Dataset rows
##########

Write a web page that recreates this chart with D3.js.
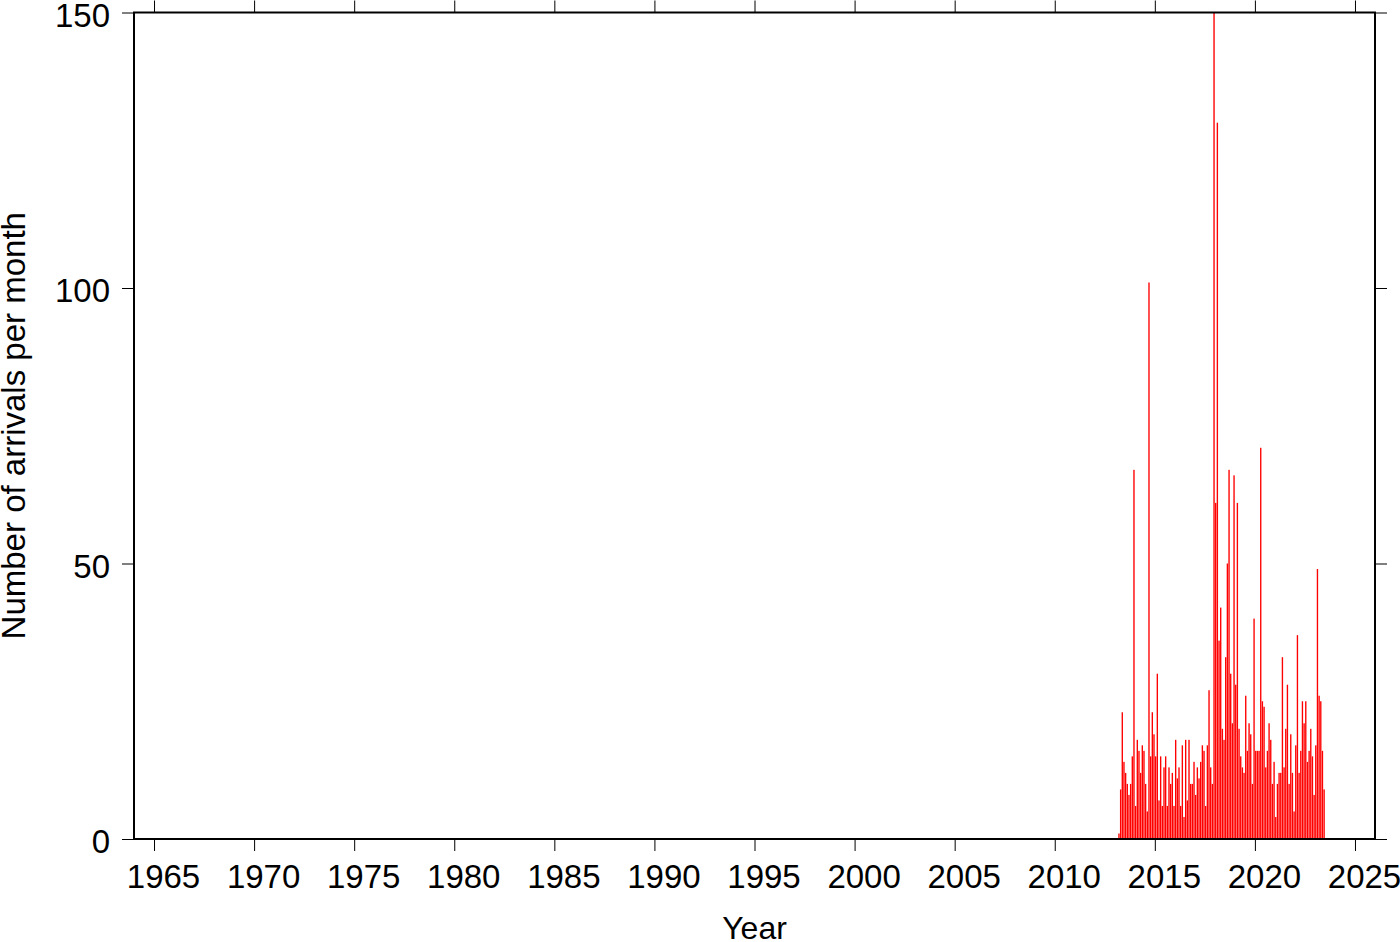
<!DOCTYPE html>
<html>
<head>
<meta charset="utf-8">
<script src="https://cdn.jsdelivr.net/npm/d3@7"></script>
<style>
  html, body { margin: 0; padding: 0; background: #fff; }
  svg { display: block; }
  text { font-family: "Liberation Sans", Arial, Helvetica, sans-serif; fill: #000; }
</style>
</head>
<body>
<svg id="chart" width="1400" height="942"></svg>
<script>
// ---- data ----
const startYear = 2013;
const startMonth = 2; // March (0-based)
const arrivals = [
  1,9,23,14,12,10,8,10,15,67,6,18,16,12,17,16,10,5,101,15,23,19,15,30,7,15,6,13,15,6,13,10,
  12,6,18,11,13,6,17,4,18,7,18,10,10,14,8,13,11,14,17,16,6,17,27,13,10,150,61,130,36,42,20,18,33,50,67,30,21,66,28,61,
  20,15,13,12,26,16,21,19,10,40,16,16,16,71,25,24,13,16,21,18,10,14,4,10,12,12,33,13,20,
  28,10,19,12,5,17,37,12,16,25,21,25,14,16,20,15,8,17,49,26,25,16,9
];
const xTicks = [1965,1970,1975,1980,1985,1990,1995,2000,2005,2010,2015,2020,2025];
const yTicks = [0,50,100,150];
const xTitle = "Year";
const yTitle = "Number of arrivals per month";

// months as decimal years (start of month)
const months = arrivals.map((_, i) => startYear + (startMonth + i) / 12);

// ---- layout ----
const L = 134, R = 1375, T = 12.5, B = 839;
const svg = d3.select("#chart");
const x = d3.scaleLinear().domain([1964, 2026]).range([L, R]);
const y = d3.scaleLinear().domain([0, 150]).range([B, T]);

svg.append("defs").append("clipPath").attr("id", "clip")
  .append("rect").attr("x", L).attr("y", T).attr("width", R - L).attr("height", B - T);

// bars
const mw = x(1 / 12) - x(0);
svg.append("g").attr("clip-path", "url(#clip)")
  .selectAll("rect").data(arrivals).join("rect")
  .attr("x", (d, i) => x(months[i]) + 0.15)
  .attr("width", mw - 0.3)
  .attr("y", d => y(d))
  .attr("height", d => B - y(d))
  .attr("fill", "#ff0000");

// axes
const fs = 33;
const tickLen = 12;
const axB = svg.append("g").attr("transform", `translate(0,${B})`)
  .call(d3.axisBottom(x).tickValues(xTicks).tickSize(tickLen).tickPadding(10).tickFormat(d3.format("d")));
const axT = svg.append("g").attr("transform", `translate(0,${T})`)
  .call(d3.axisTop(x).tickValues(xTicks).tickSize(tickLen).tickFormat(""));
const axL = svg.append("g").attr("transform", `translate(${L},0)`)
  .call(d3.axisLeft(y).tickValues(yTicks).tickSize(tickLen).tickPadding(12).tickFormat(d3.format("d")));
const axR = svg.append("g").attr("transform", `translate(${R},0)`)
  .call(d3.axisRight(y).tickValues(yTicks).tickSize(tickLen).tickFormat(""));

[axB, axT, axL, axR].forEach(a => {
  a.select(".domain").remove();
  a.selectAll(".tick line").attr("stroke", "#000").attr("stroke-width", 1);
  a.selectAll(".tick text").attr("font-size", fs).attr("fill", "#000")
    .style("font-family", '"Liberation Sans", Arial, Helvetica, sans-serif');
});
axL.selectAll(".tick text").attr("dy", "0.42em");
axB.selectAll(".tick text").attr("dy", "0.83em").attr("dx", 9);

// frame
svg.append("rect").attr("x", L).attr("y", T).attr("width", R - L).attr("height", B - T)
  .attr("fill", "none").attr("stroke", "#000").attr("stroke-width", 2);

// titles
svg.append("text").attr("x", (L + R) / 2).attr("y", 939)
  .attr("text-anchor", "middle").attr("font-size", 32).text(xTitle);
svg.append("text").attr("transform", `translate(24.5,${(T + B) / 2}) rotate(-90)`)
  .attr("text-anchor", "middle").attr("font-size", 33).text(yTitle);
</script>
</body>
</html>
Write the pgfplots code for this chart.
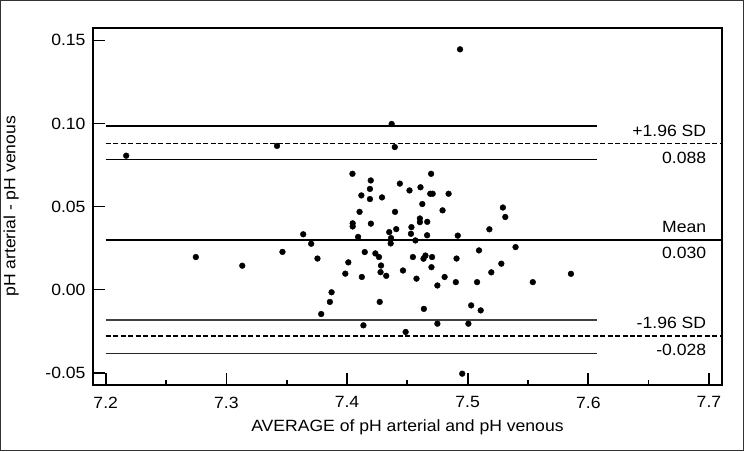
\documentclass[border=0pt]{standalone}
\usepackage{fontspec}
\setmainfont{Liberation Sans}[FakeStretch=1.08]
\usepackage{pgfplots}
\pgfplotsset{compat=1.18}
\begin{document}
\begin{tikzpicture}
  \begin{axis}[
      scale only axis,
      width=630.4bp, height=357.7bp,
      xmin=7.1892, xmax=7.711,
      ymin=-0.0574, ymax=0.1576,
      font=\fontsize{16.3bp}{18bp}\selectfont,
      axis line style={line width=2bp},
      tick align=inside,
      xtick pos=bottom, ytick pos=left,
      major tick length=12bp,
      minor tick length=5bp,
      tick style={black, line width=1.7bp},
      xtick={7.2,7.3,7.4,7.5,7.6,7.7},
      xticklabels={7.2,7.3,7.4,7.5,7.6,7.7},
      minor xtick={7.25,7.35,7.45,7.55,7.65},
      ytick={-0.05,0,0.05,0.10,0.15},
      yticklabels={-0.05,0.00,0.05,0.10,0.15},
      xticklabel style={inner sep=0pt, yshift=-11.5bp},
      yticklabel style={inner sep=0pt, xshift=-7bp},
      xlabel={AVERAGE of pH arterial and pH venous},
      ylabel={pH arterial - pH venous},
      every axis x label/.style={at={(axis description cs:0.5,0)}, anchor=base, yshift=-46.7bp},
      every axis y label/.style={at={(axis description cs:0,0.5)}, xshift=-81.5bp, rotate=90, anchor=center},
    ]
    % limits of agreement and their confidence intervals
    \addplot[black, line width=1.6bp] coordinates {(7.2,0.0985) (7.607,0.0985)};
    \addplot[black, line width=1.6bp] coordinates {(7.2,0.0783) (7.607,0.0783)};
    \addplot[black, line width=1.7bp, dash pattern=on 5bp off 2.5bp] coordinates {(7.2,0.088) (7.711,0.088)};
    \addplot[black, line width=2.4bp] coordinates {(7.2,0.030) (7.711,0.030)};
    \addplot[black!75, line width=1.2bp] coordinates {(7.2,-0.0183) (7.607,-0.0183)};
    \addplot[black!85, line width=1.2bp] coordinates {(7.2,-0.0386) (7.607,-0.0386)};
    \addplot[black, line width=1.7bp, dash pattern=on 5bp off 2.5bp] coordinates {(7.2,-0.028) (7.711,-0.028)};
    % differences
    \addplot[only marks, mark=*, mark size=2.9bp, black] coordinates {
      (7.2170,0.0806) (7.3420,0.0865) (7.4370,0.0997) (7.4396,0.0858)
      (7.4937,0.1446) (7.4045,0.0697) (7.4197,0.0657) (7.4697,0.0697)
      (7.4438,0.0638) (7.4190,0.0606) (7.4518,0.0597) (7.4609,0.0616)
      (7.4119,0.0567) (7.4190,0.0545) (7.4290,0.0555) (7.4690,0.0577)
      (7.4710,0.0577) (7.4842,0.0577) (7.4624,0.0515) (7.4104,0.0468)
      (7.4398,0.0468) (7.4792,0.0477) (7.5292,0.0494) (7.5312,0.0437)
      (7.4047,0.0399) (7.4047,0.0380) (7.4198,0.0397) (7.4604,0.0428)
      (7.4604,0.0406) (7.4665,0.0408) (7.4534,0.0376) (7.4408,0.0364)
      (7.4350,0.0346) (7.4530,0.0336) (7.5180,0.0363) (7.3637,0.0333)
      (7.4092,0.0317) (7.4365,0.0310) (7.4664,0.0327) (7.4918,0.0325)
      (7.4567,0.0296) (7.3703,0.0276) (7.4362,0.0278) (7.5397,0.0256)
      (7.5094,0.0236) (7.3465,0.0227) (7.4147,0.0226) (7.4235,0.0218)
      (7.2747,0.0196) (7.4265,0.0196) (7.4546,0.0196) (7.4650,0.0205)
      (7.4634,0.0186) (7.4705,0.0196) (7.3755,0.0187) (7.4908,0.0187)
      (7.4011,0.0164) (7.3132,0.0144) (7.4282,0.0145) (7.4700,0.0135)
      (7.5279,0.0156) (7.4464,0.0115) (7.3986,0.0096) (7.4278,0.0105)
      (7.4325,0.0083) (7.5196,0.0104) (7.5856,0.0095) (7.4123,0.0076)
      (7.4576,0.0066) (7.4809,0.0076) (7.4749,0.0025) (7.4902,0.0045)
      (7.5078,0.0045) (7.5540,0.0045) (7.3872,-0.0016) (7.3858,-0.0074)
      (7.4271,-0.0074) (7.3786,-0.0147) (7.5029,-0.0095) (7.4637,-0.0116)
      (7.5108,-0.0125) (7.4136,-0.0215) (7.4749,-0.0205) (7.5006,-0.0205)
      (7.4486,-0.0255) (7.4955,-0.0506)
    };
    % line labels
    \node[anchor=base east, inner sep=0pt, yshift=7.3bp] at (axis cs:7.6978,0.088) {+1.96 SD};
    \node[anchor=base east, inner sep=0pt, yshift=-20bp] at (axis cs:7.6978,0.088) {0.088};
    \node[anchor=base east, inner sep=0pt, yshift=7.6bp] at (axis cs:7.6978,0.030) {Mean};
    \node[anchor=base east, inner sep=0pt, yshift=-19bp] at (axis cs:7.6978,0.030) {0.030};
    \node[anchor=base east, inner sep=0pt, yshift=7.3bp] at (axis cs:7.6978,-0.028) {-1.96 SD};
    \node[anchor=base east, inner sep=0pt, yshift=-19.4bp] at (axis cs:7.6978,-0.028) {-0.028};
  \end{axis}
  % outer border of the figure
  \draw[black!80, line width=1bp] (-92.3bp,-66bp) rectangle (651.7bp,385bp);
\end{tikzpicture}
\end{document}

##########

§ **Goal**
Copy the records above from the first line through the line containing "const y = d3.scaleLinear().domain([0, 150]).range([B, T]);", both included, and leave out any pictures.

§ **Finished exercise**
Write a web page that recreates this chart with D3.js.
<!DOCTYPE html>
<html>
<head>
<meta charset="utf-8">
<script src="https://cdn.jsdelivr.net/npm/d3@7"></script>
<style>
  html, body { margin: 0; padding: 0; background: #fff; }
  svg { display: block; }
  text { font-family: "Liberation Sans", Arial, Helvetica, sans-serif; fill: #000; }
</style>
</head>
<body>
<svg id="chart" width="1400" height="942"></svg>
<script>
// ---- data ----
const startYear = 2013;
const startMonth = 2; // March (0-based)
const arrivals = [
  1,9,23,14,12,10,8,10,15,67,6,18,16,12,17,16,10,5,101,15,23,19,15,30,7,15,6,13,15,6,13,10,
  12,6,18,11,13,6,17,4,18,7,18,10,10,14,8,13,11,14,17,16,6,17,27,13,10,150,61,130,36,42,20,18,33,50,67,30,21,66,28,61,
  20,15,13,12,26,16,21,19,10,40,16,16,16,71,25,24,13,16,21,18,10,14,4,10,12,12,33,13,20,
  28,10,19,12,5,17,37,12,16,25,21,25,14,16,20,15,8,17,49,26,25,16,9
];
const xTicks = [1965,1970,1975,1980,1985,1990,1995,2000,2005,2010,2015,2020,2025];
const yTicks = [0,50,100,150];
const xTitle = "Year";
const yTitle = "Number of arrivals per month";

// months as decimal years (start of month)
const months = arrivals.map((_, i) => startYear + (startMonth + i) / 12);

// ---- layout ----
const L = 134, R = 1375, T = 12.5, B = 839;
const svg = d3.select("#chart");
const x = d3.scaleLinear().domain([1964, 2026]).range([L, R]);
const y = d3.scaleLinear().domain([0, 150]).range([B, T]);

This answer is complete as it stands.